Wednesday, April 25, 2007 - 17:30
TH 331
Ed Lank, University of Waterloo, Canada
By understanding the intention that underlies user action in interfaces, we can construct software systems that are both more efficient (allow users to accomplish goals more quickly) and reliable (prevent user errors). While we cannot directly measure intention using a software system's user interface, we can measure attributes of user action and determine the intention that has highest likelihood of causing the attribute measurements we observe. In this talk, I will describe my recent work on endpoint prediction using speed signatures of human motion. This work combines two laws of human motion from psychology research, the stochastic optimized sub-movement model and the minimum jerk law, and develops an approach that makes use of these laws to extrapolate motion endpoint in computer interfaces during a gesture.

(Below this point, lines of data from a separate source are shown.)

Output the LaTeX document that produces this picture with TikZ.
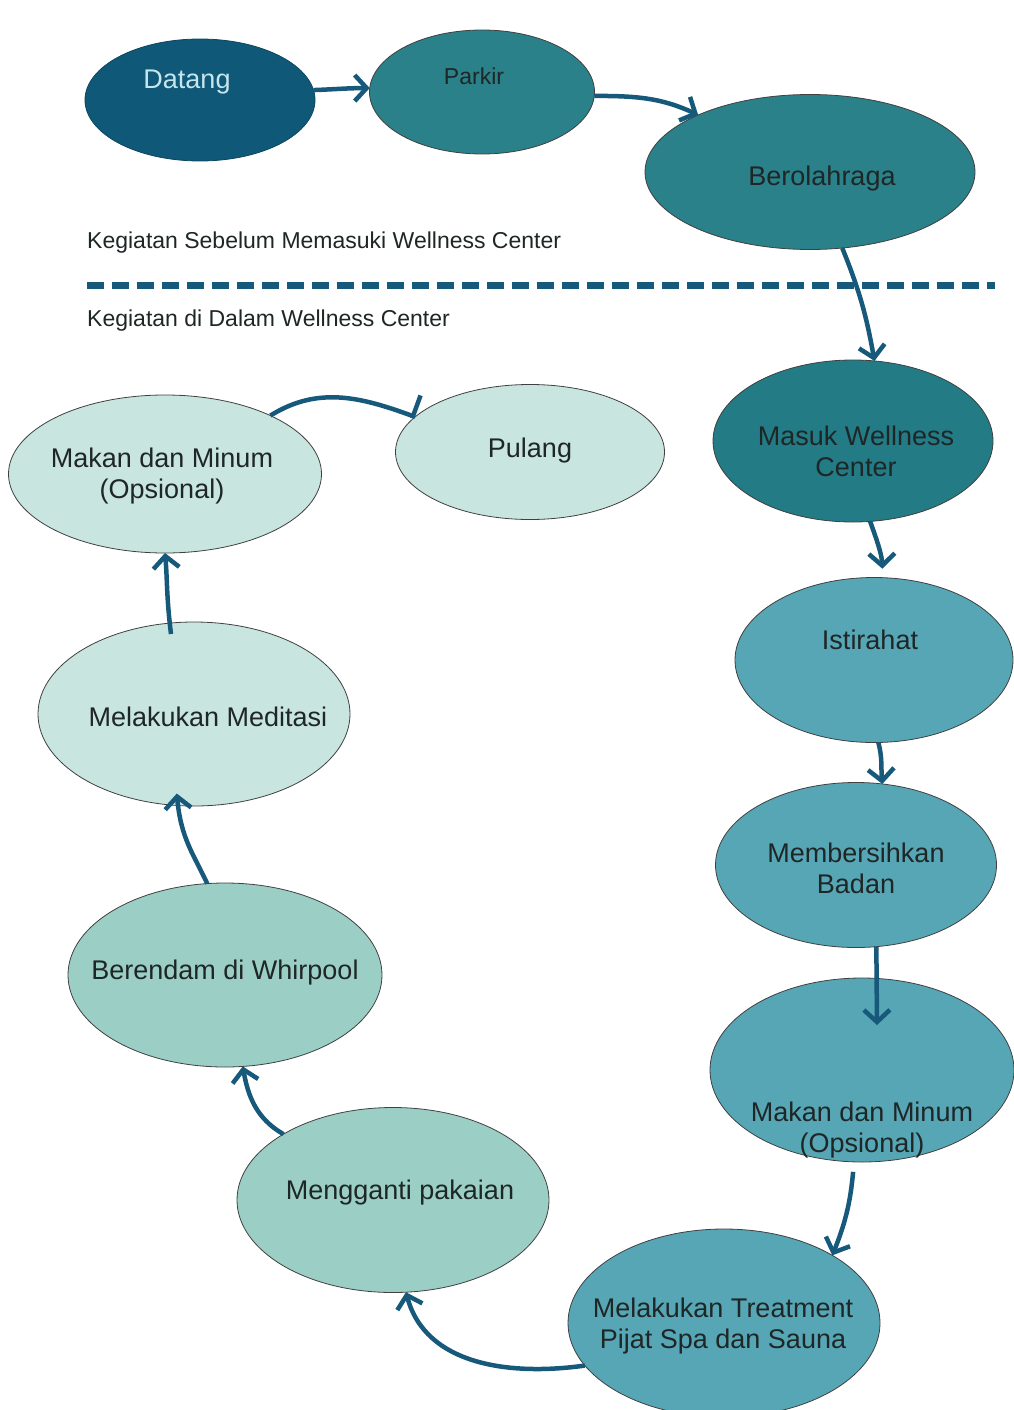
\documentclass[tikz,border=0pt]{standalone}
\usepackage{fontspec}
\setmainfont{Liberation Sans}
\usetikzlibrary{arrows.meta,shapes.geometric}

\definecolor{navy}{HTML}{0F5877}
\definecolor{tealA}{HTML}{2B8189}
\definecolor{tealB}{HTML}{237B86}
\definecolor{tealC}{HTML}{57A6B5}
\definecolor{mintA}{HTML}{9BCFC6}
\definecolor{mintB}{HTML}{C8E5DF}
\definecolor{flow}{HTML}{17597A}
\definecolor{ink}{HTML}{1E2626}
\definecolor{pale}{HTML}{C5E6EE}

\begin{document}
\begin{tikzpicture}[x=1pt,y=-1pt,
  blob/.style={ellipse, draw=black!75, line width=0.8pt, inner sep=0pt, outer sep=0pt},
  sz/.style 2 args={minimum width=#1, minimum height=#2},
  lbl/.style={font=\fontsize{27}{31}\selectfont, text=ink, align=center, inner sep=0pt},
  note/.style={font=\fontsize{23}{27}\selectfont, text=ink, anchor=west, inner sep=0pt},
  flowline/.style={draw=flow, line width=4.5pt, -{Straight Barb[length=12pt,width=26pt]}},
  endline/.style={draw=flow, line width=4.5pt, -{Bar[harpoon,width=44pt]}},
  divider/.style={draw=flow, line width=7pt, dash pattern=on 17pt off 8pt}
]
\useasboundingbox (0,0) rectangle (1014,1410);
\clip (0,0) rectangle (1014,1410);

% section captions and divider
\node[note] (pre) at (87,243) {Kegiatan Sebelum Memasuki Wellness Center};
\node[note] (inside) at (87,321) {Kegiatan di Dalam Wellness Center};
\coordinate (divL) at (87,285);
\coordinate (divR) at (995,285);
\draw[divider] (divL) -- (divR);

% activities before entering
\node[blob, sz={230pt}{122pt}, fill=navy, draw=navy!80!black,
  label={[lbl, text=pale, xshift=-13pt, yshift=18pt]center:Datang}] (datang) at (200,100) {};
\node[blob, sz={225pt}{124pt}, fill=tealA,
  label={[lbl, font=\fontsize{23}{27}\selectfont, xshift=-8pt, yshift=16pt]center:Parkir}] (parkir) at (482,92) {};
\node[blob, sz={330pt}{155pt}, fill=tealA,
  label={[lbl, xshift=12pt, yshift=-7pt]center:Berolahraga}] (olahraga) at (810,172) {};

% activities inside, right column
\node[blob, sz={280pt}{162pt}, fill=tealB,
  label={[lbl, xshift=3pt, yshift=-10pt]center:{Masuk Wellness\\Center}}] (masuk) at (853,441) {};
\node[blob, sz={278pt}{165pt}, fill=tealC,
  label={[lbl, xshift=-4pt, yshift=20pt]center:Istirahat}] (istirahat) at (874,660) {};
\node[blob, sz={281pt}{165pt}, fill=tealC,
  label={[lbl, yshift=-3pt]center:{Membersihkan\\Badan}}] (bersih) at (856,865) {};
\node[blob, sz={304pt}{184pt}, fill=tealC,
  label={[lbl, yshift=-60pt]center:{Makan dan Minum\\(Opsional)}}] (makanr) at (862,1070) {};
\node[blob, sz={312pt}{188pt}, fill=tealC,
  label={[lbl, xshift=-1pt, yshift=-3pt]center:{Melakukan Treatment\\Pijat Spa dan Sauna}}] (treat) at (724,1323) {};

% activities inside, left column
\node[blob, sz={312pt}{185pt}, fill=mintA,
  label={[lbl, xshift=7pt, yshift=7pt]center:Mengganti pakaian}] (ganti) at (393,1200) {};
\node[blob, sz={314pt}{184pt}, fill=mintA,
  label={[lbl, yshift=2pt]center:Berendam di Whirpool}] (rendam) at (225,975) {};
\node[blob, sz={312pt}{184pt}, fill=mintB,
  label={[lbl, xshift=14pt, yshift=-3pt]center:Melakukan Meditasi}] (medit) at (194,714) {};
\node[blob, sz={313pt}{158pt}, fill=mintB,
  label={[lbl, xshift=-3pt, yshift=-2pt]center:{Makan dan Minum\\(Opsional)}}] (makanl) at (165,474) {};
\node[blob, sz={269pt}{135pt}, fill=mintB,
  label={[lbl, yshift=1pt]center:Pulang}] (pulang) at (530,452) {};

\coordinate (makanr-in) at ([xshift=15pt,yshift=45pt]makanr.center);

% flow
\draw[flowline] (datang.5) to[out=2, in=180] (parkir.178);
\draw[flowline] (parkir.-2) to[out=0, in=155] (olahraga.153);
\draw[flowline] (olahraga.-67) to[out=-68, in=100] (masuk.75);
\draw[flowline, shorten >=9pt] (masuk.-78) to[out=-70, in=92] (istirahat.84);
\draw[flowline] (istirahat.-87) to[out=-75, in=95] (bersih.72);
\draw[flowline] (bersih.-76) -- (makanr-in);
\draw[flowline, shorten <=10pt] (makanr.-95) to[out=-95, in=68] (treat.32);
\draw[flowline] (treat.197) to[out=188, in=-75] (ganti.-82);
\draw[flowline] (ganti.149) to[out=150, in=-80] (rendam.-79);
\draw[flowline, shorten >=-12pt] (rendam.101) to[out=115, in=-85] (medit.-100);
\draw[flowline, shorten <=-11pt] (medit.105) to[out=97, in=-85] (makanl.-90);
\draw[endline] (makanl.29) to[out=32, in=160] (pulang.163);
\end{tikzpicture}
\end{document}
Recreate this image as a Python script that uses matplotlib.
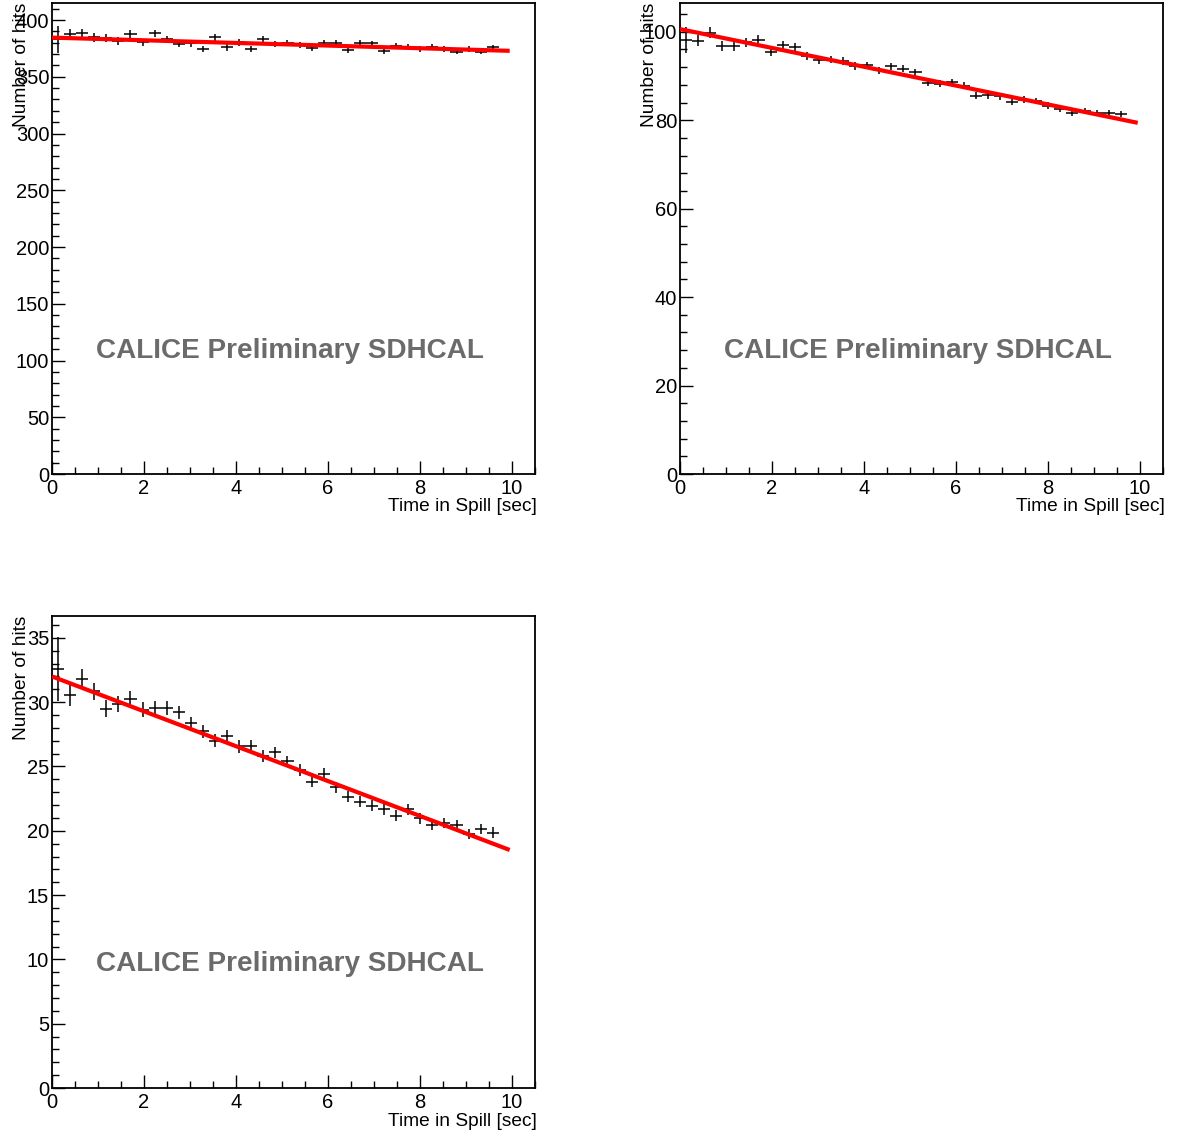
import matplotlib
matplotlib.use("Agg")
import matplotlib.pyplot as plt
from matplotlib.ticker import MultipleLocator
import numpy as np

plt.rcParams['font.family'] = ['Liberation Sans', 'DejaVu Sans']

# --- Binning: 40 bins over 0-10.5 s, the first 37 are filled ---
time_edges = np.linspace(0.0, 10.5, 41)
n_filled = 37

# --- Mean number of hits per bin (three thresholds) ---
hits_1 = [383.0, 387.4, 388.3, 384.7, 383.8, 381.8, 387.4, 380.3, 388.3, 383.2,
          378.8, 379.4, 374.4, 384.7, 375.9, 380.3, 374.4, 383.2, 378.5, 379.4,
          378.0, 375.6, 380.0, 380.0, 373.5, 380.0, 379.4, 372.9, 377.3, 376.5,
          374.4, 376.5, 374.4, 372.0, 374.4, 372.0, 375.9]
err_1 = [12.0, 4.4, 4.0, 3.8, 3.6, 3.5, 3.4, 3.3, 3.2, 3.1,
         3.0, 3.0, 2.9, 2.9, 2.8, 2.8, 2.7, 2.7, 2.7, 2.6,
         2.6, 2.6, 2.5, 2.5, 2.5, 2.5, 2.4, 2.4, 2.4, 2.4,
         2.4, 2.3, 2.3, 2.3, 2.3, 2.3, 2.3]

hits_2 = [98.2, 98.0, 99.8, 96.7, 96.7, 97.6, 98.2, 95.4, 96.9, 96.5,
          94.6, 93.7, 93.7, 93.4, 92.2, 92.4, 91.3, 92.2, 91.6, 90.8,
          88.5, 88.2, 88.6, 87.8, 85.5, 85.6, 85.4, 84.1, 84.6, 84.3,
          83.3, 82.5, 81.6, 82.1, 81.6, 81.6, 81.4]
err_2 = [2.9, 1.3, 1.2, 1.1, 1.05, 1.0, 1.0, 0.95, 0.95, 0.9,
         0.9, 0.9, 0.85, 0.85, 0.85, 0.85, 0.8, 0.8, 0.8, 0.8,
         0.8, 0.8, 0.8, 0.78, 0.78, 0.78, 0.76, 0.76, 0.76, 0.75,
         0.75, 0.75, 0.75, 0.75, 0.75, 0.75, 0.75]

hits_3 = [32.6, 30.58, 31.8, 30.84, 29.49, 29.86, 30.25, 29.42, 29.55, 29.55,
          29.21, 28.38, 27.73, 27.0, 27.34, 26.56, 26.56, 25.78, 26.09, 25.39,
          24.74, 23.83, 24.41, 23.37, 22.66, 22.27, 21.96, 21.67, 21.16, 21.67,
          20.98, 20.46, 20.59, 20.46, 19.76, 20.12, 19.86]
err_3 = [2.5, 0.9, 0.75, 0.68, 0.65, 0.6, 0.62, 0.58, 0.55, 0.53,
         0.52, 0.5, 0.5, 0.5, 0.48, 0.48, 0.47, 0.47, 0.46, 0.46,
         0.45, 0.45, 0.45, 0.44, 0.44, 0.43, 0.43, 0.43, 0.42, 0.42,
         0.42, 0.41, 0.41, 0.41, 0.40, 0.40, 0.40]

# linear fit results (intercept, slope) and fit range
fit_1 = (384.5, -1.17)
fit_2 = (100.6, -2.13)
fit_3 = (32.0, -1.356)
fit_range = (0.0, 9.95)

W, H = 1180, 1135
fig = plt.figure(figsize=(W / 100, H / 100), dpi=100)

def pad_axes(left, top, right, bottom):
    return fig.add_axes([left / W, 1 - bottom / H, (right - left) / W, (bottom - top) / H])

def draw_panel(ax, hits, errs, fit, ymax, major, minor):
    centers = 0.5 * (time_edges[:-1] + time_edges[1:])[:n_filled]
    widths = np.diff(time_edges)[:n_filled]
    ax.errorbar(centers, hits, xerr=widths / 2, yerr=errs, fmt='none',
                ecolor='black', elinewidth=1.1, capsize=0, zorder=2)
    xf = np.linspace(fit_range[0], fit_range[1], 50)
    ax.plot(xf, fit[0] + fit[1] * xf, color='red', lw=3.0, zorder=3,
            solid_capstyle='butt')

    ax.set_xlim(0, 10.5)
    ax.set_ylim(0, ymax)
    ax.xaxis.set_major_locator(MultipleLocator(2))
    ax.xaxis.set_minor_locator(MultipleLocator(0.5))
    ax.yaxis.set_major_locator(MultipleLocator(major))
    ax.yaxis.set_minor_locator(MultipleLocator(minor))
    ax.tick_params(which='both', direction='in', top=False, right=False,
                   labelsize=14.5, width=1.0)
    ax.tick_params(which='major', length=9.5)
    ax.tick_params(which='minor', length=4.8)
    ax.tick_params(axis='x', pad=3.5)
    ax.tick_params(axis='y', pad=2)
    for sp in ax.spines.values():
        sp.set_linewidth(1.3)

    ax.set_xlabel('Time in Spill [sec]', fontsize=13.8, loc='right')
    ax.xaxis.set_label_coords(1.003, -0.052)
    ax.set_ylabel('Number of hits', fontsize=13.8, loc='top')
    ax.yaxis.set_label_coords(-0.045, 1.0)

    ax.text(0.493, 0.262, 'CALICE Preliminary SDHCAL', transform=ax.transAxes,
            ha='center', va='center', fontsize=20.1, fontweight='bold',
            color='#6b6b6b')

ax1 = pad_axes(52, 3, 535, 474)
ax2 = pad_axes(680, 3, 1163, 474)
ax3 = pad_axes(52, 616, 535, 1088)

draw_panel(ax1, hits_1, err_1, fit_1, 415, 50, 10)
draw_panel(ax2, hits_2, err_2, fit_2, 106.5, 20, 4)
draw_panel(ax3, hits_3, err_3, fit_3, 36.7, 5, 1)

fig.savefig('out.png', dpi=100)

In user testing, we note that this extrapolation technique is twice as accurate as the previously reported prediction technique, and allows prediction at twice the distance from motion endpoint.

Dr. Edward Lank is an Assistant Professor in the David R. Cheriton School of Computer Science at the University of Waterloo. His research is in the area of Human-Computer Interaction (HCI), including applications of tablet computing, the study of motion kinematics in interfaces, and the design of pervasive computing applications.

Prior to joining the faculty at Waterloo, Dr. Lank was an Assistant Professor of Computer Science at San Francisco State University (2002 - 2006), was a research intern at the Palo Alto Research Center in the Perceptual Document Analysis Area (2001); was Chief Technical Officer of MediaShell Corporation, a Queen's University research start-up (2000 - 2001); and was an Adjunct Professor in the Department of Computing and Information Science at Queen's University (1997 - 2001). He received his Ph.D. in Computer Science from Queen's University in Kingston, Ontario, Canada in 2001 under the supervision of Dr. Dorothea Blostein. He also holds a Bachelor's Degree in Physics, a Minor in Computer Science, and a Diploma in Engineering from the University of Prince Edward Island.